Extreme heat events that occur every 50 years now will ‘take place more frequently by the end of 21st century’
Published: Mar 09, 2023 06:43 PM
A man stands on a cracked soil of Lake Akgol, dried out due to heat wave and vaporization, in the Ozalp district of Van Province, Turkey, on August 10, 2022. Photo: VCG

A man stands on a cracked soil of Lake Akgol, dried out due to heat wave and vaporization, in the Ozalp district of Van Province, Turkey, on August 10, 2022. Photo: VCG

Extreme heat events that occur every fifty years now will take place more frequently at a rate of every one or two years by the end of 21st century in China, Zhang Xingying, a national political advisor warned on Thursday, while proposing that China should strengthen its capability to cope with climate change, especially in the urban areas. 

Zhang, who is the deputy director of the China Meteorological Administration (CMA) Science and Technology and Climate Change Office, told the Global Times on Thursday that his judgment was based on a CMA study, through which they have determined that under the current high emission rate, the increase of temperature could be as high as 6.5C and China's regional amount of precipitation could be up by 18 percent. 

Zhang said that the greenhouse gases emission due to human activities since the industrial revolution were the primary causes behind the more frequent and more fierce heat around the globe. 

In the meantime, instances of extreme cold will decrease, Zhang predicted.

China is more vulnerable to climate change due to its complex climate conditions and overall fragile ecological environment, especially in large, dense cities which also house significant amounts of important infrastructure. 

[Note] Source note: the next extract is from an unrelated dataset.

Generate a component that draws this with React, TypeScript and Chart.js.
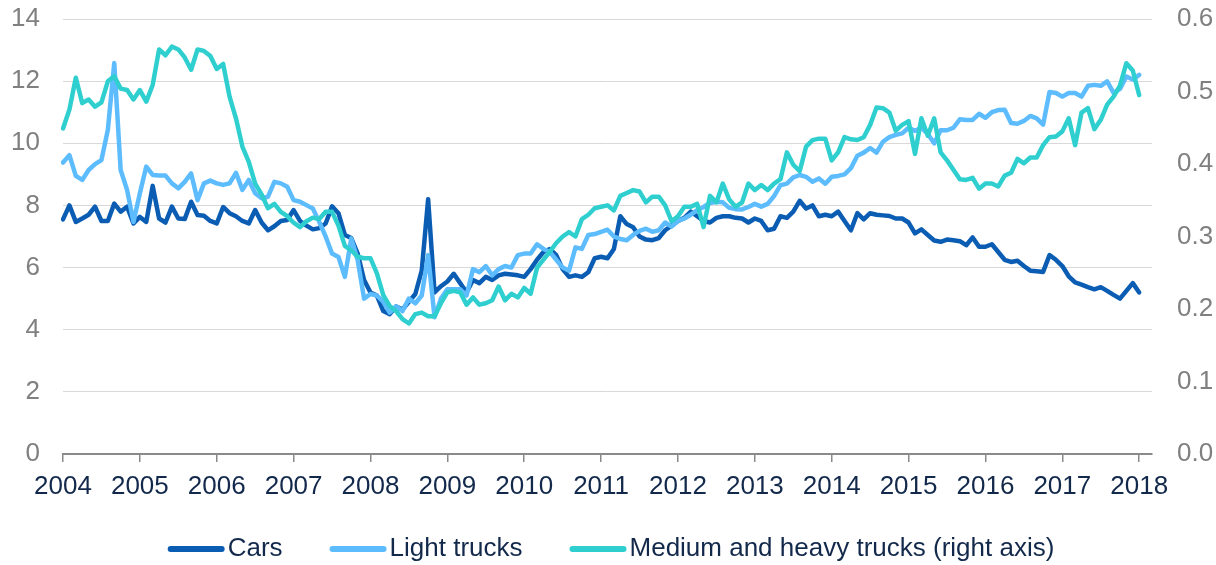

Frequent urban heat islands and waterlogging have increasingly inflicted negative impacts on urban infrastructure and city-based economies. Adapting to climate change is an important measure to reduce climate risk and vulnerability. Actively taking effective measures to enhance the capability to adapt to climate change can reduce its adverse impacts and losses, Zhang said.

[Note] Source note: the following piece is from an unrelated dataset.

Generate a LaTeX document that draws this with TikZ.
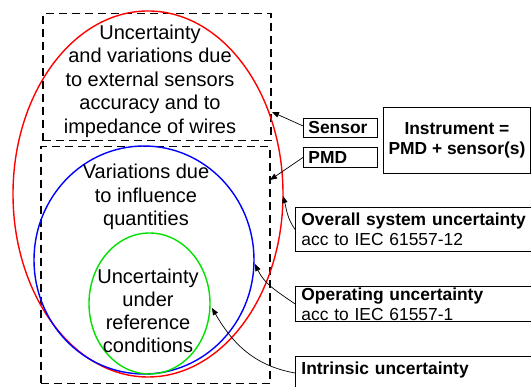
\documentclass[tikz,border=0pt]{standalone}
\usepackage{fontspec}
\setmainfont{Liberation Sans}
\usetikzlibrary{arrows.meta,shapes.geometric}
\definecolor{grn}{RGB}{0,225,0}
\begin{document}
\begin{tikzpicture}[x=1pt,y=1pt,
  dashbox/.style={draw, dash pattern=on 8pt off 5pt, line width=1.5pt, inner sep=0pt, anchor=north west},
  ring/.style={draw, ellipse, line width=1.4pt, inner sep=0pt},
  bigtext/.style={font=\fontsize{20}{23.5}\selectfont, align=center, inner sep=0pt},
  lbl/.style={draw, line width=0.9pt, font=\fontsize{17.4}{20}\selectfont, inner sep=0pt, anchor=north west, align=left},
  arr/.style={-{Triangle[length=7pt,width=5.5pt]}, line width=0.7pt}]
\useasboundingbox (0,0) rectangle (531,387);
% dashed boxes
\node[dashbox, minimum width=228, minimum height=127] (topbox) at (42,374) {};
\node[dashbox, minimum width=229, minimum height=237] (botbox) at (40,241) {};
% ellipses
\node[ring, red, minimum width=270, minimum height=366] (redE) at (148,193) {};
\node[ring, blue, minimum width=220, minimum height=228] (blueE) at (144,127) {};
\node[ring, grn, minimum width=121, minimum height=141] (greenE) at (149.5,83.5) {};
% texts in ellipses
\node[bigtext] (t1) at (150,306) {Uncertainty\\and variations due\\to external sensors\\accuracy and to\\impedance of wires};
\node[bigtext] (t2) at (146,190) {Variations due\\to influence\\quantities};
\node[bigtext, font=\fontsize{20}{23}\selectfont] (t3) at (148,76) {Uncertainty\\under\\reference\\conditions};
% labels
\node[lbl, minimum width=74, minimum height=19, text width=64, inner xsep=5] (sensor) at (303,269) {\textbf{Sensor}};
\node[lbl, minimum width=74, minimum height=20, text width=64, inner xsep=5] (pmd) at (303,240) {\textbf{PMD}};
\node[lbl, align=center, minimum width=147, minimum height=66] (instr) at (383,280) {\textbf{Instrument =}\\\textbf{PMD + sensor(s)}};
\node[lbl, minimum height=44, text width=240, inner xsep=6] (overall) at (295,180) {\textbf{Overall system uncertainty}\\acc to IEC 61557-12};
\node[lbl, minimum height=35, text width=240, inner xsep=6] (oper) at (295,101) {\textbf{Operating uncertainty}\\acc to IEC 61557-1};
\node[lbl, minimum height=44, text width=240, inner xsep=6] (intr) at (295,31) {\textbf{Intrinsic uncertainty}\\\mbox{}};
% arrow tips
\coordinate (p1) at (272,275);
\coordinate (p2) at (270,207);
\coordinate (p3) at (283,191);
\coordinate (p4) at (255,123);
\coordinate (p5) at (212,79);
% connectors
\draw[arr] ([yshift=2pt]sensor.west) -- (p1);
\draw[arr] (pmd.west) -- (p2);
\draw[arr] (overall.west) to[out=125, in=-75] (p3);
\draw[arr] (oper.west) to[out=145, in=-65] (p4);
\draw[arr] ([yshift=-17pt]intr.north west) to[out=170, in=-60] (p5);
\end{tikzpicture}
\end{document}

The 14th CPPCC National Committee has set up a new unit for its members from environmental and resource-related circles. It is a major adjustment to the CPPCC's sector makeup over the past 30 years. Zhang from the CMA is a member of this new group. 

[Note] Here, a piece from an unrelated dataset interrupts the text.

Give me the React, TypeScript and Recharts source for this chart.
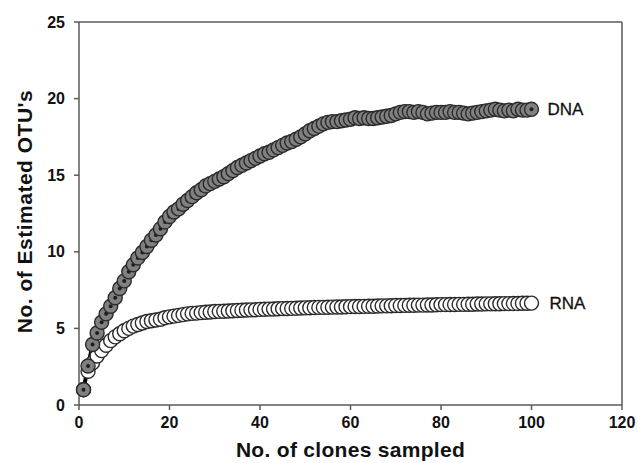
import React from 'react';
import { LineChart, Line, XAxis, YAxis, ReferenceLine, LabelList } from 'recharts';

const dnaValues = [
  1.0, 2.55, 3.95, 4.7, 5.4, 5.95, 6.45, 7.0, 7.6, 8.1,
  8.7, 9.15, 9.6, 9.95, 10.35, 10.75, 11.1, 11.5, 11.95, 12.3,
  12.6, 12.8, 13.1, 13.35, 13.6, 13.85, 14.05, 14.3, 14.45, 14.6,
  14.75, 14.9, 15.1, 15.3, 15.5, 15.65, 15.8, 15.95, 16.1, 16.25,
  16.4, 16.5, 16.65, 16.8, 16.95, 17.1, 17.2, 17.35, 17.5, 17.7,
  17.9, 18.05, 18.2, 18.35, 18.45, 18.5, 18.5, 18.55, 18.6, 18.65,
  18.75, 18.7, 18.75, 18.7, 18.7, 18.75, 18.8, 18.85, 18.9, 19.0,
  19.1, 19.15, 19.15, 19.1, 19.15, 19.1, 19.0, 19.05, 19.1, 19.1,
  19.1, 19.15, 19.1, 19.1, 19.05, 19.0, 19.05, 19.1, 19.15, 19.2,
  19.25, 19.3, 19.25, 19.2, 19.25, 19.2, 19.3, 19.25, 19.25, 19.3,
];

const rnaValues = [
  1.0, 2.2, 2.75, 3.2, 3.55, 3.9, 4.2, 4.45, 4.65, 4.85,
  5.0, 5.15, 5.25, 5.35, 5.45, 5.5, 5.55, 5.6, 5.7, 5.75,
  5.8, 5.85, 5.9, 5.95, 5.98, 6.0, 6.03, 6.05, 6.07, 6.1,
  6.11, 6.12, 6.14, 6.15, 6.17, 6.18, 6.2, 6.21, 6.22, 6.24,
  6.25, 6.26, 6.27, 6.28, 6.29, 6.3, 6.31, 6.32, 6.33, 6.34,
  6.35, 6.36, 6.37, 6.37, 6.38, 6.39, 6.4, 6.4, 6.41, 6.42,
  6.43, 6.43, 6.44, 6.45, 6.45, 6.46, 6.47, 6.47, 6.48, 6.49,
  6.49, 6.5, 6.51, 6.51, 6.52, 6.52, 6.53, 6.53, 6.54, 6.55,
  6.55, 6.56, 6.56, 6.57, 6.57, 6.58, 6.58, 6.59, 6.59, 6.6,
  6.6, 6.61, 6.61, 6.62, 6.62, 6.63, 6.63, 6.64, 6.64, 6.65,
];

const seriesNames = ['DNA', 'RNA'];
const xTicks = [0, 20, 40, 60, 80, 100, 120];
const yTicks = [0, 5, 10, 15, 20, 25];
const xTitle = 'No. of clones sampled';
const yTitle = "No. of Estimated OTU's";

const data = dnaValues.map((d, i) => ({
  n: i + 1,
  dna: d,
  rna: rnaValues[i],
  dnaLabel: i === dnaValues.length - 1 ? seriesNames[0] : undefined,
  rnaLabel: i === rnaValues.length - 1 ? seriesNames[1] : undefined,
}));

const FONT = '"Liberation Sans", Arial, Helvetica, sans-serif';
const AXIS = '#5a5a5a';

const DnaDot = (props: any) => {
  const { cx, cy, index } = props;
  if (cx == null || cy == null) return <g key={`d-${index}`} />;
  return (
    <g key={`d-${index}`}>
      <circle cx={cx} cy={cy} r={7} fill="#808080" stroke="#2a2a2a" strokeWidth={1.4} />
      <circle cx={cx} cy={cy} r={2} fill="#1e1e1e" />
    </g>
  );
};

const RnaDot = (props: any) => {
  const { cx, cy, index } = props;
  if (cx == null || cy == null) return <g key={`r-${index}`} />;
  return <circle key={`r-${index}`} cx={cx} cy={cy} r={7} fill="#ffffff" stroke="#2a2a2a" strokeWidth={1.4} />;
};

const XTitle = (props: any) => {
  const vb = props.viewBox || {};
  return (
    <text x={vb.x + vb.width / 2} y={vb.y + 52} textAnchor="middle" fontFamily={FONT} fontWeight="bold" fontSize={21} letterSpacing={0.3} fill="#111">
      {xTitle}
    </text>
  );
};

const YTitle = (props: any) => {
  const vb = props.viewBox || {};
  const x = vb.x + 32;
  const y = vb.y + vb.height / 2 - 2;
  return (
    <text x={x} y={y} transform={`rotate(-90, ${x}, ${y})`} textAnchor="middle" fontFamily={FONT} fontWeight="bold" fontSize={21} letterSpacing={0.5} fill="#111">
      {yTitle}
    </text>
  );
};

const seriesLabelStyle = { fontFamily: FONT, fontSize: 17, fill: '#111', stroke: '#111', strokeWidth: 0.3 };

export default function App() {
  return (
    <div style={{ position: 'absolute', left: 0, top: 0, background: '#fff' }}>
      <LineChart width={638} height={463} data={data} margin={{ top: 22, right: 16, bottom: 0, left: 0 }}>
        <XAxis
          dataKey="n"
          type="number"
          domain={[0, 120]}
          ticks={xTicks}
          height={58}
          stroke={AXIS}
          strokeWidth={1.5}
          tickSize={5}
          tickMargin={7}
          tick={{ fontFamily: FONT, fontWeight: 'bold', fontSize: 16, fill: '#111' }}
          tickLine={{ stroke: AXIS, strokeWidth: 1.5 }}
          label={{ content: XTitle }}
        />
        <YAxis
          type="number"
          domain={[0, 25]}
          ticks={yTicks}
          width={79}
          stroke={AXIS}
          strokeWidth={1.5}
          tickSize={5}
          tickMargin={9}
          tick={{ fontFamily: FONT, fontWeight: 'bold', fontSize: 16, fill: '#111' }}
          tickLine={{ stroke: AXIS, strokeWidth: 1.5 }}
          label={{ content: YTitle }}
        />
        <ReferenceLine y={25} stroke={AXIS} strokeWidth={1.5} ifOverflow="visible" />
        <ReferenceLine x={120} stroke={AXIS} strokeWidth={1.5} ifOverflow="visible" />
        <Line
          dataKey="rna"
          stroke="none"
          strokeWidth={0}
          dot={RnaDot}
          activeDot={false}
          isAnimationActive={false}
        >
          <LabelList dataKey="rnaLabel" position="right" offset={18} style={seriesLabelStyle} />
        </Line>
        <Line
          dataKey="dna"
          stroke="#000"
          strokeWidth={4}
          dot={DnaDot}
          activeDot={false}
          isAnimationActive={false}
        >
          <LabelList dataKey="dnaLabel" position="right" offset={16} style={seriesLabelStyle} />
        </Line>
      </LineChart>
    </div>
  );
}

By the end of the 14th Five-Year Plan period (2021-2025), China will lower its carbon dioxide emissions per unit of GDP by 18 percent from 2020 and increase the share of non-fossil fuels in primary energy consumption to around 20 percent.

Zhang proposed that under these goals, China should strengthen monitoring capabilities for extreme weather incidents and their impacts and early warning services for key industrial sectors, establish evaluation systems for the effects of the implementation for climate change responding measures and increase financial and science and technology support to respond quickly and effectively to climate change.  

Also, China should further strengthen research on the impact of climate change and extreme weather and climate events on urban water resources, energy, transportation and other security requirements, and incorporate climate change risks into the technical standards and specifications of relevant construction, to improve the construction and prevention standards and cities' resilience against climate change challenges. 

Big data and artificial intelligence technology should be introduced to the risk warning and city information platform so as to enable early warning information could be released in a timely and rapid fashion and to improve city's management capabilities for climate risks, according to Zhang's proposal. 

Meteorological services in Chinese could be also improved to be more surgical and become part of the urban public service system, Zhang proposed.